EXERCISE TASK.
Can you set down, exactly as they appear below, the lines from the opening of the material through the one bearing "import * as", minus the pictures?

GIVEN MATERIAL.
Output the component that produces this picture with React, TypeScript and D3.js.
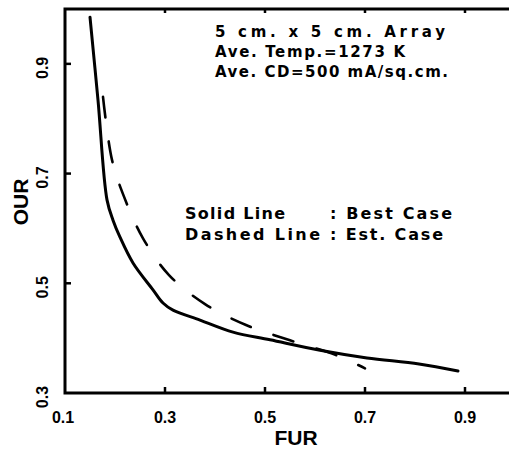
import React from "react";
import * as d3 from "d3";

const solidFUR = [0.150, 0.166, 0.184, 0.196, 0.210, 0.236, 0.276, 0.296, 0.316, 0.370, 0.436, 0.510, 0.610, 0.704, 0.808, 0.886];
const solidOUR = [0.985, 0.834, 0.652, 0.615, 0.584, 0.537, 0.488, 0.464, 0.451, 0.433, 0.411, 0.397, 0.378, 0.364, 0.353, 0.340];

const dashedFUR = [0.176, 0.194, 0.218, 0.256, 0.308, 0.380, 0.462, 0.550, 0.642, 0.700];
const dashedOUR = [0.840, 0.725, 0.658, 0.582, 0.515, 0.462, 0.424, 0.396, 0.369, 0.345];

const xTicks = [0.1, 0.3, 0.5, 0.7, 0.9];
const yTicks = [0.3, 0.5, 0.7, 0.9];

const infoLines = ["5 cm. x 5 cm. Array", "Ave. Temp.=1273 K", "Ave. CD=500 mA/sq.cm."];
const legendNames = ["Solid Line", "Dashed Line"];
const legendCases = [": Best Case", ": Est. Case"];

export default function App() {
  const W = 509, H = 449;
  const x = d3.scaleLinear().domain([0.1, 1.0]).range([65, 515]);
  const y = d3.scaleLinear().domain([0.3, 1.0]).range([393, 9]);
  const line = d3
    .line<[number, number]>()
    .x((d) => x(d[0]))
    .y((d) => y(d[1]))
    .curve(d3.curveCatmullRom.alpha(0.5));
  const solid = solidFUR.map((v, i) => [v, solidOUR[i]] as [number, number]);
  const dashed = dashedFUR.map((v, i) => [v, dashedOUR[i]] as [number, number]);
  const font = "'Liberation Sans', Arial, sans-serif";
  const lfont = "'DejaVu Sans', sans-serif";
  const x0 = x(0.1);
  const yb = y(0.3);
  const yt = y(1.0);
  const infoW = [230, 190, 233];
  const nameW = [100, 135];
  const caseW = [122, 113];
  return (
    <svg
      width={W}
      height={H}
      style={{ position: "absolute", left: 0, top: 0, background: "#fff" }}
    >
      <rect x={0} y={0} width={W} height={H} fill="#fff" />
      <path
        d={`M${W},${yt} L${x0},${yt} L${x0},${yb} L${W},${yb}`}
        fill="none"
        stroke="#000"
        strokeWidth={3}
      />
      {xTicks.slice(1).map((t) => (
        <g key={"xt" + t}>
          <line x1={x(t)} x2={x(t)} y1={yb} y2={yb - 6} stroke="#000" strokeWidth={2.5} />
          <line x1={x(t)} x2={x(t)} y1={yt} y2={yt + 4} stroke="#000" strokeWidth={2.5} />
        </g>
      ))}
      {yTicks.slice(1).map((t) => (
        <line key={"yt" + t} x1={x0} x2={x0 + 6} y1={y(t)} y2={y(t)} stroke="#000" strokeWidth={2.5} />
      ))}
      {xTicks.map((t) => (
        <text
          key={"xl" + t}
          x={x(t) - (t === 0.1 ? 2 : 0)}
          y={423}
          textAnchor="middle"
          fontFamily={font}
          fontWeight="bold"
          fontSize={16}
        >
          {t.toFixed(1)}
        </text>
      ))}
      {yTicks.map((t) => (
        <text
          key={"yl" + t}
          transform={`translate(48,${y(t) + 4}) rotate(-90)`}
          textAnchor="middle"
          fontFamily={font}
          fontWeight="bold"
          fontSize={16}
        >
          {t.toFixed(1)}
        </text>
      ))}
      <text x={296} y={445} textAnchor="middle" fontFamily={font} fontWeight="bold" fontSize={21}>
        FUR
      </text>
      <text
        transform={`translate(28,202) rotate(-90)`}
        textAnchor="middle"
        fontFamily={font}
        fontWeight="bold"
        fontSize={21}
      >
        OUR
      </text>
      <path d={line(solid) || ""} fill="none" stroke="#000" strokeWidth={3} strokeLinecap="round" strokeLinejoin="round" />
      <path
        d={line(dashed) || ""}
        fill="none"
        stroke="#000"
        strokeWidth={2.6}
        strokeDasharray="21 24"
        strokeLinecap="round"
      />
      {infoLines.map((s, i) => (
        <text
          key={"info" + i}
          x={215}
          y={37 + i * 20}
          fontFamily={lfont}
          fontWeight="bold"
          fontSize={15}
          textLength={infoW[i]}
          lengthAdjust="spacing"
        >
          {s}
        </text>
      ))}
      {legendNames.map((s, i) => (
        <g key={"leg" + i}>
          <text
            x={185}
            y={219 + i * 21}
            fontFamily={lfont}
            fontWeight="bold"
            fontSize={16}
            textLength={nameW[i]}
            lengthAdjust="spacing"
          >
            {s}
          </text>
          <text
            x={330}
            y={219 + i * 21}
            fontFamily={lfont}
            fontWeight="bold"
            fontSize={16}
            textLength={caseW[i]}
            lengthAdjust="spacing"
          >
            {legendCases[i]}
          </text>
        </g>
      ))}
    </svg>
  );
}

ANSWER BELOW.
Output the component that produces this picture with React, TypeScript and D3.js.
import React from "react";
import * as d3 from "d3";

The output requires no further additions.